Cryptocurrency mining can be an expensive proposition, requiring computing hardware and electricity. Cryptojacking offers cybercriminals a way to steal computing power from other people to bypass the effort and expense. Cryptojacking software operates on computers in the background, with the only evidence of its presence signified by a user’s device overheating or slowing down.
Cryptojacking’s mix of low risk and high reward have led to a significant increase in attacks, with a June report from McAfee finding 2.9 million examples of mining malware — malicious software — in the first three months of the year. The company said that was a 629 percent increase from the last three months of 2017.
“The pick up was just massive,” Candid Wueest, a threat researcher at the cybersecurity company Symantec, said. “It caught a lot of people by surprise.”
Computer owners should be on the lookout for a slowdown in their computers, rising electricity bills and sluggish internet speeds.

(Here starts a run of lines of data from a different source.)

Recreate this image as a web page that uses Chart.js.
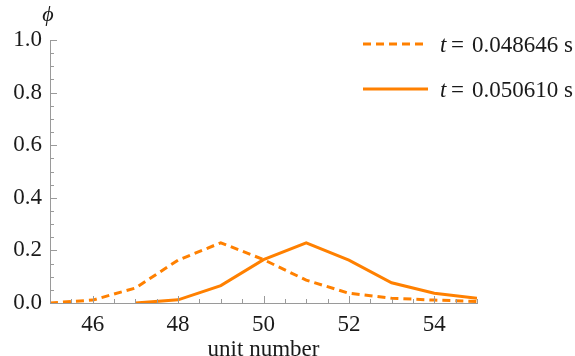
<!DOCTYPE html>
<html>
<head>
<meta charset="utf-8">
<script src="https://cdn.jsdelivr.net/npm/chart.js@4"></script>
<style>
  html, body { margin: 0; padding: 0; background: #fff; }
  #wrap { width: 575px; height: 356px; }
</style>
</head>
<body>
<div id="wrap"><canvas id="chart" width="575" height="356"></canvas></div>
<script>
// data
const units = [45, 46, 47, 48, 49, 50, 51, 52, 53, 54, 55];
const phiEarly = [0.0, 0.011, 0.057, 0.163, 0.229, 0.165, 0.087, 0.037, 0.018, 0.011, 0.006];
const phiLate = [null, null, 0.0, 0.012, 0.066, 0.165, 0.229, 0.163, 0.077, 0.037, 0.018];
const seriesLabels = ["0.048646 s", "0.050610 s"];
const xTicks = [46, 48, 50, 52, 54];
const yTicks = [0, 0.2, 0.4, 0.6, 0.8, 1.0];

const orange = "#ff8000";
const axisGray = "#9a9a9a";
const textColor = "#1a1a1a";
const serif = "'Liberation Serif', 'DejaVu Serif', serif";

// inward ticks, phi label and legend
const decorPlugin = {
  id: "decor",
  afterDraw: (chart) => {
    const ctx = chart.ctx;
    const xs = chart.scales.x;
    const ys = chart.scales.y;
    const area = chart.chartArea;

    ctx.save();
    ctx.strokeStyle = axisGray;
    ctx.lineWidth = 1;
    ctx.beginPath();
    for (let v = 45; v <= 55.001; v += 0.5) {
      const px = Math.round(xs.getPixelForValue(v)) + 0.5;
      const len = Math.abs(v % 2) < 0.001 ? 7 : 4;
      ctx.moveTo(px, area.bottom);
      ctx.lineTo(px, area.bottom - len);
    }
    for (let v = 0; v <= 1.0001; v += 0.05) {
      const py = Math.round(ys.getPixelForValue(v)) + 0.5;
      const major = Math.abs(v / 0.2 - Math.round(v / 0.2)) < 0.001;
      ctx.moveTo(area.left, py);
      ctx.lineTo(area.left + (major ? 7 : 4), py);
    }
    ctx.stroke();

    // phi axis label
    ctx.fillStyle = textColor;
    ctx.font = "italic 22px " + serif;
    ctx.textAlign = "center";
    ctx.textBaseline = "middle";
    ctx.fillText("\u03d5", 48, 15);

    // legend
    chart.data.datasets.forEach((ds, i) => {
      const y = 44 + i * 45;
      ctx.strokeStyle = ds.borderColor;
      ctx.lineWidth = 3;
      ctx.setLineDash(ds.borderDash || []);
      ctx.beginPath();
      ctx.moveTo(363, y);
      ctx.lineTo(ds.borderDash ? 424 : 428, y);
      ctx.stroke();
      ctx.setLineDash([]);

      ctx.fillStyle = textColor;
      ctx.textAlign = "left";
      ctx.font = "italic 23px " + serif;
      ctx.fillText("t", 440, y + 2);
      ctx.font = "23px " + serif;
      ctx.fillText("=", 451, y + 2);
      ctx.fillText(seriesLabels[i], 472, y + 2);
    });
    ctx.restore();
  },
};

new Chart(document.getElementById("chart"), {
  type: "line",
  data: {
    datasets: [
      {
        label: seriesLabels[0],
        data: units.map((u, i) => ({ x: u, y: phiEarly[i] })),
        borderColor: orange,
        borderWidth: 3,
        borderDash: [8, 5],
        pointRadius: 0,
        tension: 0,
      },
      {
        label: seriesLabels[1],
        data: units.map((u, i) => ({ x: u, y: phiLate[i] })),
        borderColor: orange,
        borderWidth: 3,
        pointRadius: 0,
        tension: 0,
      },
    ],
  },
  options: {
    responsive: false,
    animation: false,
    layout: { padding: { left: 0, right: 98, top: 40, bottom: 0 } },
    plugins: {
      legend: { display: false },
      tooltip: { enabled: false },
    },
    scales: {
      x: {
        type: "linear",
        min: 45,
        max: 55,
        grid: { display: false },
        border: { display: true, color: axisGray, width: 1 },
        afterBuildTicks: (scale) => {
          scale.ticks = xTicks.map((v) => ({ value: v }));
        },
        afterFit: (scale) => {
          scale.height = 53;
        },
        ticks: {
          color: textColor,
          font: { family: serif, size: 23 },
          padding: 0,
          maxRotation: 0,
        },
        title: {
          display: true,
          text: "unit number",
          color: textColor,
          font: { family: serif, size: 23, lineHeight: 1 },
          padding: { top: 0, bottom: -5 },
        },
      },
      y: {
        min: 0,
        max: 1,
        grid: { display: false },
        border: { display: true, color: axisGray, width: 1 },
        afterBuildTicks: (scale) => {
          scale.ticks = yTicks.map((v) => ({ value: v }));
        },
        afterFit: (scale) => {
          scale.width = 50;
        },
        ticks: {
          color: textColor,
          font: { family: serif, size: 23 },
          padding: 0,
          callback: (v) => Number(v).toFixed(1),
        },
      },
    },
  },
  plugins: [decorPlugin],
});
</script>
</body>
</html>
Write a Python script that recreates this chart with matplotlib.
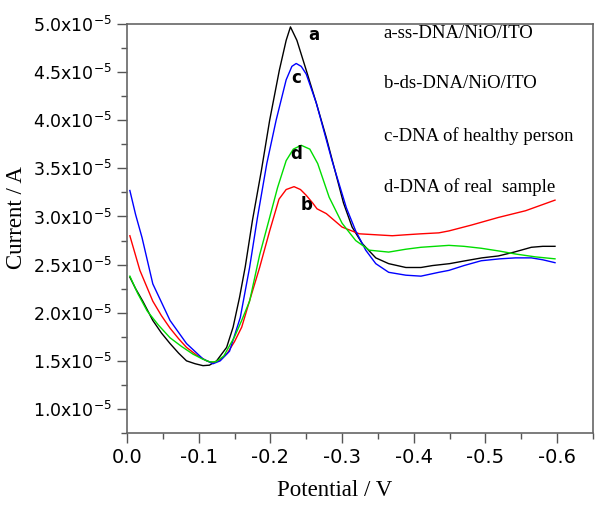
import numpy as np
import matplotlib
matplotlib.use('Agg')
import matplotlib.pyplot as plt
from matplotlib.ticker import MultipleLocator, FuncFormatter

plt.rcParams['mathtext.fontset'] = 'dejavusans'

# curve a: ss-DNA/NiO/ITO (potential in V, current in 1e-5 A)
a_x = [-0.004, -0.012, -0.022, -0.036, -0.048, -0.060, -0.072, -0.083, -0.095, -0.106,
       -0.115, -0.125, -0.139, -0.148, -0.157, -0.165, -0.175, -0.1875, -0.199, -0.2125,
       -0.222, -0.228, -0.237, -0.250, -0.264, -0.278, -0.290, -0.302, -0.314, -0.328,
       -0.347, -0.365, -0.389, -0.410, -0.426, -0.450, -0.472, -0.495, -0.518, -0.540,
       -0.564, -0.580, -0.597]
a_y = [2.37, 2.25, 2.12, 1.92, 1.79, 1.68, 1.58, 1.50, 1.47, 1.45,
       1.455, 1.50, 1.64, 1.85, 2.16, 2.48, 2.96, 3.48, 4.00, 4.52,
       4.83, 4.97, 4.83, 4.52, 4.18, 3.82, 3.48, 3.14, 2.89, 2.72,
       2.57, 2.51, 2.47, 2.47, 2.49, 2.51, 2.54, 2.57, 2.59, 2.63,
       2.68, 2.69, 2.69]

# curve b: ds-DNA/NiO/ITO
b_x = [-0.004, -0.018, -0.036, -0.048, -0.060, -0.072, -0.083, -0.097, -0.111, -0.120,
       -0.130, -0.140, -0.150, -0.160, -0.170, -0.185, -0.199, -0.212, -0.222, -0.233,
       -0.242, -0.250, -0.259, -0.265, -0.278, -0.300, -0.324, -0.347, -0.370, -0.389,
       -0.410, -0.435, -0.449, -0.480, -0.518, -0.556, -0.597]
b_y = [2.80, 2.44, 2.12, 1.97, 1.84, 1.73, 1.64, 1.56, 1.50, 1.48,
       1.51, 1.58, 1.70, 1.85, 2.10, 2.47, 2.85, 3.18, 3.28, 3.31,
       3.28, 3.22, 3.14, 3.08, 3.03, 2.89, 2.82, 2.81, 2.80, 2.81,
       2.82, 2.83, 2.85, 2.91, 2.99, 3.06, 3.17]

# curve c: DNA of healthy person
c_x = [-0.004, -0.012, -0.021, -0.036, -0.060, -0.083, -0.106, -0.120, -0.130, -0.143,
       -0.158, -0.171, -0.182, -0.195, -0.208, -0.222, -0.230, -0.236, -0.243, -0.250,
       -0.264, -0.286, -0.306, -0.319, -0.333, -0.347, -0.365, -0.389, -0.410, -0.435,
       -0.449, -0.470, -0.494, -0.520, -0.542, -0.564, -0.580, -0.597]
c_y = [3.27, 3.02, 2.78, 2.30, 1.92, 1.68, 1.52, 1.47, 1.50, 1.60,
       1.95, 2.47, 2.99, 3.55, 4.00, 4.42, 4.56, 4.59, 4.56, 4.48,
       4.18, 3.58, 3.09, 2.85, 2.65, 2.51, 2.42, 2.39, 2.38, 2.42,
       2.44, 2.49, 2.54, 2.56, 2.57, 2.57, 2.55, 2.52]

# curve d: DNA of real sample
d_x = [-0.004, -0.015, -0.028, -0.044, -0.060, -0.076, -0.092, -0.105, -0.115, -0.124,
       -0.135, -0.150, -0.160, -0.171, -0.185, -0.199, -0.210, -0.222, -0.232, -0.243,
       -0.255, -0.266, -0.282, -0.300, -0.319, -0.338, -0.365, -0.389, -0.410, -0.449,
       -0.470, -0.494, -0.520, -0.542, -0.570, -0.597]
d_y = [2.38, 2.20, 2.02, 1.87, 1.74, 1.65, 1.57, 1.52, 1.49, 1.49,
       1.55, 1.75, 1.92, 2.12, 2.60, 2.99, 3.30, 3.58, 3.70, 3.74,
       3.70, 3.55, 3.20, 2.93, 2.75, 2.65, 2.63, 2.66, 2.68, 2.70,
       2.69, 2.67, 2.64, 2.61, 2.58, 2.56]

legend_lines = ['a-ss-DNA/NiO/ITO', 'b-ds-DNA/NiO/ITO',
                'c-DNA of healthy person', 'd-DNA of real  sample']

fig = plt.figure(figsize=(6.01, 5.11), dpi=100)
ax = fig.add_axes([0.2113, 0.1526, 0.7754, 0.8004])

scale = 1e-5
ax.plot(a_x, np.array(a_y) * scale, c='black', lw=1.0)
ax.plot(b_x, np.array(b_y) * scale, c='red', lw=1.0)
ax.plot(c_x, np.array(c_y) * scale, c='blue', lw=1.0)
ax.plot(d_x, np.array(d_y) * scale, c='#00dd00', lw=1.0)

# curve letters
for s, x, y in [('a', -0.260, 4.89), ('c', -0.236, 4.44), ('d', -0.236, 3.65), ('b', -0.250, 3.12)]:
    ax.text(x, y * scale, s, ha='center', va='center', fontsize=12,
            fontweight='bold', family='DejaVu Sans')

for s, y in zip(legend_lines, [4.90, 4.385, 3.833, 3.31]):
    ax.text(-0.358, y * scale, s, ha='left', va='center', fontsize=13.5,
            family='Liberation Serif')

ax.set_xlim(0.0, -0.65)
ax.set_ylim(0.75e-5, 5.0e-5)
ax.xaxis.set_major_locator(MultipleLocator(0.1))
ax.xaxis.set_minor_locator(MultipleLocator(0.05))
ax.yaxis.set_major_locator(MultipleLocator(0.5e-5))
ax.yaxis.set_minor_locator(MultipleLocator(0.25e-5))
ax.xaxis.set_major_formatter(FuncFormatter(lambda v, p: '%.1f' % v if abs(v) > 1e-9 else '0.0'))
ax.yaxis.set_major_formatter(FuncFormatter(lambda v, p: '%.1fx10$^{-5}$' % (v / scale)))

ax.tick_params(which='both', direction='out', top=False, right=False, colors='#555555',
               labelcolor='black', labelsize=12.5, width=1.0)
ax.tick_params(axis='x', labelsize=14)
ax.tick_params(which='major', length=7)
ax.tick_params(which='minor', length=4)
for sp in ax.spines.values():
    sp.set_color('#666666')
    sp.set_linewidth(1.2)

ax.set_xlabel('Potential / V', family='Liberation Serif', fontsize=16.5)
ax.set_ylabel('Current / A', family='Liberation Serif', fontsize=16.5)
ax.xaxis.set_label_coords(0.446, -0.115)
ax.yaxis.set_label_coords(-0.215, 0.526)

fig.savefig('out.png', dpi=100)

The influx in malware led some online companies to implement protective measures for their users. Google announced in a blog post in April that it would no longer allow browser extensions in its Web Store that mine cryptocurrencies. The online store allows for users to pick extensions and apps that personalize their Chrome web browser, but the company noted that the “capabilities have attracted malicious software developers who attempt to abuse the platform at the expense of users.”
Smartphone apps can also contain cryptojacking malware. A study released in September by Sophos, a cybersecurity company, revealed at least 25 apps in the Google Play Store had hidden coin mining malware.
Google included a chart showing how cryptojacking software in browser extensions drastically increased the computing power.
The apps, “disguised” as game and utilities, were downloaded more than 120,000 times by unsuspecting users, causing mobile devices to transform into “cryptocurrency churning rigs,” according to Pankaj Kohli, a threat researcher at Sophos.
While cryptojacking has malicious origins, some legitimate groups have begun to explore whether the concept could be used for good.
UNICEF appealed for computer power instead of cash in February during a fundraiser caller “Game Chaingers.” The organization persuaded computer owners to voluntarily relinquish computing power to it, raising upward of $50,000 within 59 days by mining for a cryptocurrency called Ethereum.
Salon, a digital news outlet, prompts users with ad-blockers to surrender a portion of their computer processing power to mine for cryptocurrency while the user browses the site.
Cryptojacking and legitimate mining, however, are sensitive to cryptocurrency prices, which have declined sharply since their highs in late 2017 and early 2018. According to a McAfee September 2018 threats report, cryptojacking instances “remain very active,” but a decline in the value of cryptocurrencies could lead to a plunge in coin mining malware, just as fast as it emerged.